Taggers vs. Tech

Want to get rid of graffiti in your neighborhood? There's an app for that

David Caceres, the assistant manager of the city's go-to graffiti cleaning company, Graffiti Protective Coatings, starts his day at the same location at least once a week.

The big, white back wall of an abandoned building just north of downtown's Sixth Avenue underpass is a favorite for taggers. Even before a citizen can photograph and report the graffiti using the company's new application for the Android and iPhone, he knows there's a new tag there.

"They love this wall. It's like a big blank canvass for them," he said while photographing the graffiti on his own smart phone and sending the information to a database the company created for police to monitor trends and track individual taggers.

The new application, called myTucson or Target Graffiti, debuted locally on Sept. 1, as part of a high-tech effort to crack down on graffiti in Tucson.

The app allows users to take a photo of graffiti using their phone and send it, along with a description and GPS coordinates, to the city of Tucson, where it is sorted by location and surface type before being forwarded to a Graffiti Protective Coatings employee in the field.

With the help of this new technology, the company can usually paint over a tag within 24 hours, said Lupe Mercado, the general manager of Graffiti Protective Coatings.

"Once it's assigned, the technician gets it in his list, and if he's already in the area, he just takes care of it then and there, which is great, because you used to have to wait until the next day to get their batch of work orders," Mercado said. "Now it's real-time, so why wait until the next day when you're already there?"

Graffiti Protective Coatings cleans nearly 4,000 tags per month in Tucson alone, said Mercado, and that comes out to about 250,000 square feet of coverage per month. It takes six trucks, loaded with paint and equipment, six days a week, on the job 10 hours per day, to fight Tucson's graffiti.

While the fight is getting easier through high-tech communication between the company, the city and the police, Mercado said it's still an uphill battle.

"Now we're all talking; we're documenting and taking photos; we're passing information along to one another, and they've been catching a lot of graffiti offenders. But we're still not where we need to be," he said.

The company's annual budget from the city is $720,000, according to Marie Nemerguth, the city budget director.

Tucson Police Capt. Rick Wilson said the police have been "able to make leaps and bounds on our progress into investigating graffiti" thanks to the high-tech equipment and the partnership with the company.

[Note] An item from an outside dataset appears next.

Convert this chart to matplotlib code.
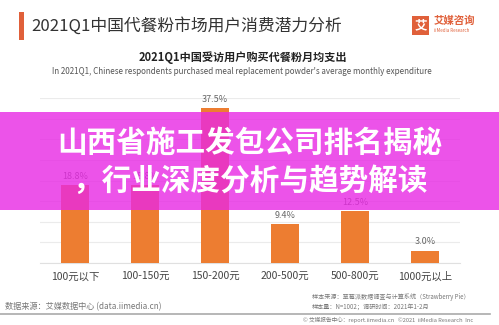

"It has drastically accelerated our ability to combat this type of crime. Without it, we would be much further behind in our efforts than we are now," he said.

The myTucson/Target Graffiti app and the database aren't the only high-tech tools that Tucson Police use in their fight against graffiti. Tucson Police Chief Roberto Villaseñor recently updated the Tucson City Council on other high-tech advancements in the fight against taggers and graffiti.

Using a $150,000 grant from the Target Corporation, TPD has been installing motion-activated cameras in targeted areas—for example, near walls and buildings that taggers repeatedly hit, Villaseñor said. The cameras are linked directly with the TPD communications center, and an officer is sent out to catch the vandal in the act, if an officer is available.

From August 2009 through August 2010, Tucson Police made 391 graffiti-related arrests. They currently have eight open cases of a tagger or a "tag crew" causing more than $10,000 in damage, and 11 open cases involving less than $10,000 in damage.

"I know that people say, 'Well, in economic downturn and bad budget times, is that something you really want us to wage your resources on?' And our answer is absolutely," said Villaseñor. "We need to identify individuals who are involved in graffiti, and the only way we can do that is by going out there and taking pictures, because often, we'll find one little bit of information that allows us to hook up to many other graffiti incidents, and we can then bring a more serious charge when we apprehend the individuals."

The southside, the westside and downtown are hit hardest by graffiti, Villaseñor said, but most of the arrests are made in midtown, probably because of the dense population.

Villaseñor said that there are at least 36 known "tag crews," and that the people who participate in tagging are not just bored adolescents; some taggers are adults who are involved in narcotics, burglary and other criminal activities.

Police also scour social-networking websites to catch taggers who post pictures of their work online, Villaseñor told the council.